3 Векслер Александра Лазаревна (1901 — 1965) — участница ОПОЯЗа, во время пребывания Штейнберга в Петербурге — инструктор секции Народных университетов Наркомпроса, заведующая канцелярией Вольфилы, позже — критик. Иванов-Разумник писал Белому: “А. Л. Векслер — несчастная, не глупая, небесталанная, но безнадежно-мерт­вая”. Из дневника 1970 года: “В 1920 г., после самоубийства Влад<имира> Васильевича Бакрылова и объяснения со мною в белую ночь на набережной Невы, она стала говорить, что ей не остается ничего иного, как, следуя бакрыловскому примеру, броситься в воду. Вмешательство ее матери, Розалии Александровны Векслер, урожд<енной> Лейбович, Иванова-Разумника, Евгения Павловича Иванова, близкого друга Блока, письма которого я нашел недавно здесь: в 1923 г. он звал меня обратно в Питер, опасаясь как будто, что А<лександре> Л<азарев>не грозит опасность лишиться рассудка, замедлило темп”. А. Л. участвовала в обсуждении доклада А. Штейнберга “Достоевский-философ” с позиций формалистов. Семья Штейнберга поддерживала дружеские отношения с А. Векслер до конца ее жизни. Бакрылов Владимир Васильевич (1893 — 1922) — в 1918 году — комиссар театров; секретарь секции ТЕО, секретарь Вольфилы; в январе 1922 года заболел сыпным тифом; бросился в Неву 8 июня 1922 года. (См.: Андрей Белый и Иванов-Разумник. Переписка. СПб., 1998, стр. 267).

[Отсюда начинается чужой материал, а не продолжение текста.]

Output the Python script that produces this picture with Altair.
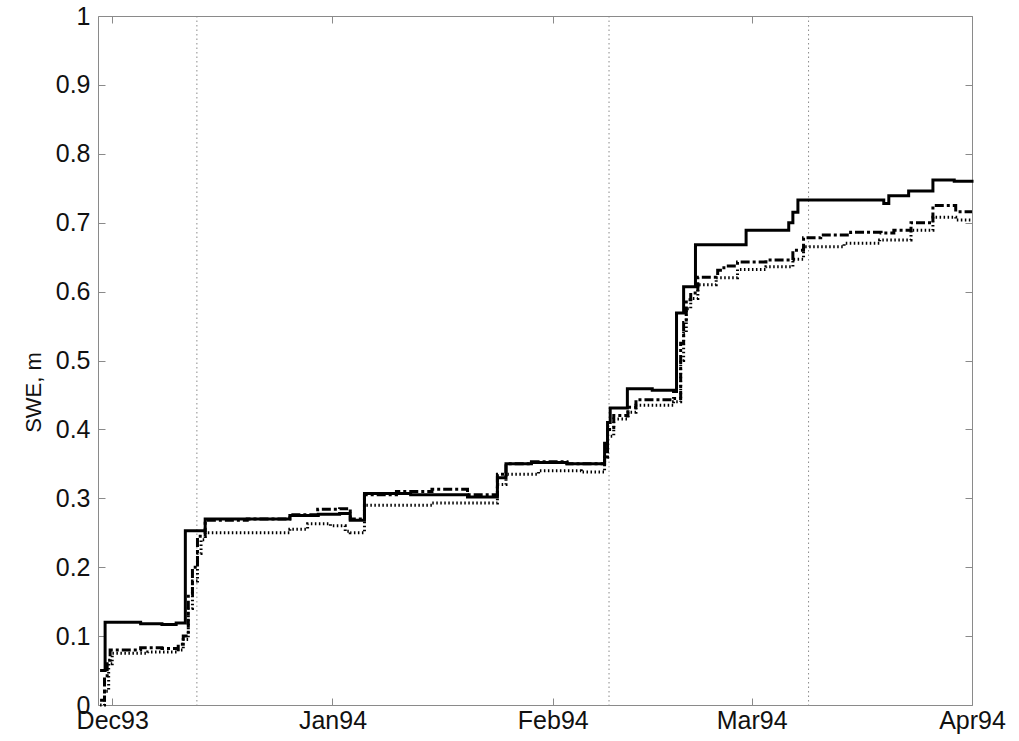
import altair as alt
import pandas as pd

# ---- data ----
solid_dates = ["1993-11-29T07:00", "1993-11-30T00:00", "1993-12-05T00:00", "1993-12-08T00:00",
               "1993-12-10T00:00", "1993-12-11T07:00", "1993-12-14T02:00", "1993-12-20T00:00",
               "1993-12-26T00:00", "1993-12-30T00:00", "1994-01-02T00:00", "1994-01-03T12:00",
               "1994-01-05T12:00", "1994-01-12T00:00", "1994-01-20T00:00", "1994-01-24T05:00",
               "1994-01-25T10:00", "1994-01-29T00:00", "1994-02-03T00:00", "1994-02-08T07:00",
               "1994-02-08T17:00", "1994-02-09T02:00", "1994-02-11T12:00", "1994-02-15T00:00",
               "1994-02-18T00:00", "1994-02-18T10:00", "1994-02-19T10:00", "1994-02-21T02:00",
               "1994-02-28T05:00", "1994-03-06T05:00", "1994-03-06T19:00", "1994-03-07T12:00",
               "1994-03-19T14:00", "1994-03-20T07:00", "1994-03-23T02:00", "1994-03-26T12:00",
               "1994-03-29T12:00", "1994-04-01T00:00"]
solid_vals = [0.05, 0.12, 0.118, 0.117,
              0.119, 0.253, 0.27, 0.27,
              0.275, 0.277, 0.278, 0.268,
              0.307, 0.305, 0.302, 0.33,
              0.35, 0.352, 0.35, 0.38,
              0.41, 0.431, 0.459, 0.457,
              0.455, 0.569, 0.607, 0.668,
              0.689, 0.70, 0.715, 0.733,
              0.728, 0.739, 0.746, 0.762,
              0.760, 0.758]

dashdot_dates = ["1993-11-29T07:00", "1993-11-29T22:00", "1993-11-30T07:00", "1993-11-30T17:00",
                 "1993-12-05T00:00", "1993-12-08T00:00", "1993-12-10T07:00", "1993-12-11T00:00",
                 "1993-12-11T17:00", "1993-12-12T07:00", "1993-12-13T00:00", "1993-12-14T02:00",
                 "1993-12-20T00:00", "1993-12-26T00:00", "1993-12-29T22:00", "1994-01-02T00:00",
                 "1994-01-03T12:00", "1994-01-05T12:00", "1994-01-10T00:00", "1994-01-15T00:00",
                 "1994-01-20T00:00", "1994-01-24T05:00", "1994-01-25T10:00", "1994-01-29T00:00",
                 "1994-02-03T00:00", "1994-02-08T07:00", "1994-02-08T17:00", "1994-02-09T14:00",
                 "1994-02-11T14:00", "1994-02-12T17:00", "1994-02-18T00:00", "1994-02-19T00:00",
                 "1994-02-19T10:00", "1994-02-19T19:00", "1994-02-20T10:00", "1994-02-21T10:00",
                 "1994-02-24T05:00", "1994-02-25T02:00", "1994-02-27T00:00", "1994-03-03T00:00",
                 "1994-03-06T19:00", "1994-03-08T07:00", "1994-03-10T17:00", "1994-03-14T22:00",
                 "1994-03-19T05:00", "1994-03-21T00:00", "1994-03-23T10:00", "1994-03-26T12:00",
                 "1994-03-29T17:00", "1994-04-01T00:00"]
dashdot_vals = [0.007, 0.04, 0.065, 0.08,
                0.083, 0.082, 0.088, 0.10,
                0.16, 0.20, 0.245, 0.268,
                0.27, 0.276, 0.284, 0.285,
                0.27, 0.305, 0.31, 0.313,
                0.305, 0.335, 0.35, 0.353,
                0.35, 0.36, 0.40, 0.42,
                0.432, 0.443, 0.445, 0.525,
                0.555, 0.588, 0.598, 0.621,
                0.631, 0.637, 0.643, 0.646,
                0.66, 0.678, 0.682, 0.686,
                0.685, 0.689, 0.70, 0.725,
                0.716, 0.716]

dotted_dates = ["1993-11-29T07:00", "1993-11-29T22:00", "1993-11-30T12:00", "1993-12-01T00:00",
                "1993-12-06T00:00", "1993-12-10T07:00", "1993-12-11T00:00", "1993-12-11T17:00",
                "1993-12-12T07:00", "1993-12-13T00:00", "1993-12-13T12:00", "1993-12-14T02:00",
                "1993-12-20T00:00", "1993-12-26T00:00", "1993-12-28T12:00", "1993-12-31T17:00",
                "1994-01-02T19:00", "1994-01-03T12:00", "1994-01-05T12:00", "1994-01-15T00:00",
                "1994-01-24T05:00", "1994-01-25T10:00", "1994-01-30T00:00", "1994-02-05T00:00",
                "1994-02-08T07:00", "1994-02-08T17:00", "1994-02-09T14:00", "1994-02-11T14:00",
                "1994-02-12T17:00", "1994-02-18T00:00", "1994-02-19T00:00", "1994-02-19T10:00",
                "1994-02-19T19:00", "1994-02-20T10:00", "1994-02-21T10:00", "1994-02-24T00:00",
                "1994-02-27T00:00", "1994-03-03T00:00", "1994-03-06T19:00", "1994-03-08T07:00",
                "1994-03-14T00:00", "1994-03-19T00:00", "1994-03-23T10:00", "1994-03-26T12:00",
                "1994-03-29T17:00", "1994-04-01T00:00"]
dotted_vals = [0.0, 0.02, 0.06, 0.075,
               0.077, 0.08, 0.095, 0.14,
               0.18, 0.22, 0.24, 0.25,
               0.25, 0.255, 0.263, 0.26,
               0.252, 0.25, 0.29, 0.293,
               0.32, 0.335, 0.34, 0.338,
               0.36, 0.39, 0.415, 0.425,
               0.435, 0.44, 0.50, 0.54,
               0.575, 0.59, 0.61, 0.62,
               0.632, 0.636, 0.647, 0.665,
               0.67, 0.675, 0.689, 0.708,
               0.704, 0.704]

marker_dates = ["1993-12-12T22:00", "1994-02-08T22:00", "1994-03-09T00:00"]

x_tick_dates = [(1993, 12), (1994, 1), (1994, 2), (1994, 3), (1994, 4)]
y_tick_values = [0, 0.1, 0.2, 0.3, 0.4, 0.5, 0.6, 0.7, 0.8, 0.9, 1.0]

series_names = ["solid", "dashdot", "dotted"]

# ---- build tables ----
frames = []
for name, d, v in [("solid", solid_dates, solid_vals),
                   ("dashdot", dashdot_dates, dashdot_vals),
                   ("dotted", dotted_dates, dotted_vals)]:
    frames.append(pd.DataFrame({"date": d, "value": v, "series": name}))
df = pd.concat(frames, ignore_index=True)
markers = pd.DataFrame({"date": marker_dates})

FONT = "Liberation Sans"
GREY = "#8a8a8a"
TICK = 7

x_scale = alt.Scale(domain=[alt.DateTime(year=1993, month=11, date=29),
                            alt.DateTime(year=1994, month=4, date=1)])
y_scale = alt.Scale(domain=[0, 1])
x_vals = [alt.DateTime(year=y, month=m, date=1) for (y, m) in x_tick_dates]

common_axis = dict(grid=False, domain=False, tickSize=TICK, offset=-TICK,
                   tickColor=GREY, tickWidth=1, labelFont=FONT, labelFontSize=25,
                   labelColor="#111111")

lines = alt.Chart(df).mark_line(interpolate="step-after", color="black").encode(
    x=alt.X("date:T", scale=x_scale,
            axis=alt.Axis(orient="bottom", values=x_vals, format="%b%y", title=None,
                          labelPadding=3, labelFlush=False, **common_axis)),
    y=alt.Y("value:Q", scale=y_scale,
            axis=alt.Axis(orient="left", values=y_tick_values, format=".1~f",
                          title="SWE, m", titleFont=FONT, titleFontSize=22,
                          titleFontWeight="normal", titleColor="#111111",
                          titleY=376, titlePadding=10, labelPadding=8, **common_axis)),
    strokeDash=alt.StrokeDash("series:N",
                              scale=alt.Scale(domain=series_names,
                                              range=[[1, 0], [9, 3, 3, 3], [1.5, 2.5]]),
                              legend=None),
    strokeWidth=alt.StrokeWidth("series:N",
                                scale=alt.Scale(domain=series_names, range=[3, 3, 1.3]),
                                legend=None),
)

mirror = alt.Chart(df).mark_line(opacity=0).encode(
    x=alt.X("date:T", scale=x_scale,
            axis=alt.Axis(orient="top", values=x_vals, labels=False, title=None, **common_axis)),
    y=alt.Y("value:Q", scale=y_scale,
            axis=alt.Axis(orient="right", values=y_tick_values, labels=False, title=None,
                          **common_axis)),
    detail="series:N",
)

rules = alt.Chart(markers).mark_rule(color=GREY, strokeDash=[1.5, 3], strokeWidth=1).encode(
    x=alt.X("date:T", scale=x_scale, axis=None),
)

chart = alt.layer(rules, lines, mirror).resolve_axis(
    x="independent", y="independent"
).properties(
    width=874, height=689,
    autosize=alt.AutoSizeParams(type="none"),
    padding={"left": 98, "top": 16, "right": 47, "bottom": 36},
    background="white",
).configure_view(stroke=GREY, strokeWidth=1)

chart.save("out.html", embed_options={"renderer": "svg", "actions": False})
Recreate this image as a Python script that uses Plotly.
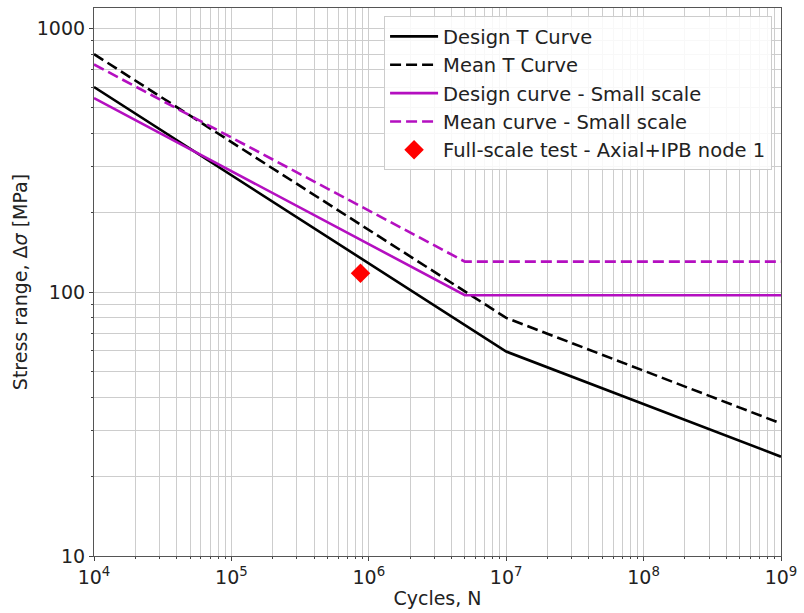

4 “Сонюрочка, — пишет Штейнберг 10 декабря 1935 года, — Вы ведь понимаете, что я, по существу, предпочел бы остаться single, и для меня это лишь средство перевезти Вас сюда. Я предпочел бы всякую другую возможность. Моя женитьба сделает невозможным для меня когда-либо выступить инициатором того дела, которое мне представляется, чем дальше, тем больше — самым насущным в ближайшем еще десятилетии. Подумайте обо всем этом серьезно. Мне жаль, что я так, второпях, затронул эту тему, занимающую меня с юных лет. Но я хотел бы, чтобы Вы — мой лучший друг — в Ваших помыслах видели меня совсем ясно. Может быть, для Вас в этом есть нечто нежелательное, поделитесь со мною вполне открыто. Вообще мы не должны ничего скрывать друг от друга, дорогой мой дружок. Я полон к Вам нежности, очень-очень люблю Вас и хочу от всей души, чтобы на нашем небе, на том, которое только над нами, не было ни единого облачка. Если бы я знал, что у Вас есть терпение, что Вы верите в нашу звезду вполне, я бы вопроса о женитьбе не поднимал. Вот почему я и смотрю на весь этот проект как на „семейное событие”. Но до того, как продолжать, я хочу услышать Вас. Подумайте и напишите”. “Дело”, о котором пишет А. Штейнберг, — спасение европейского еврейства посредством просветительских и издательских проектов, в которых он участвовал. Софья Владимировна Розенблатт ответила согласием.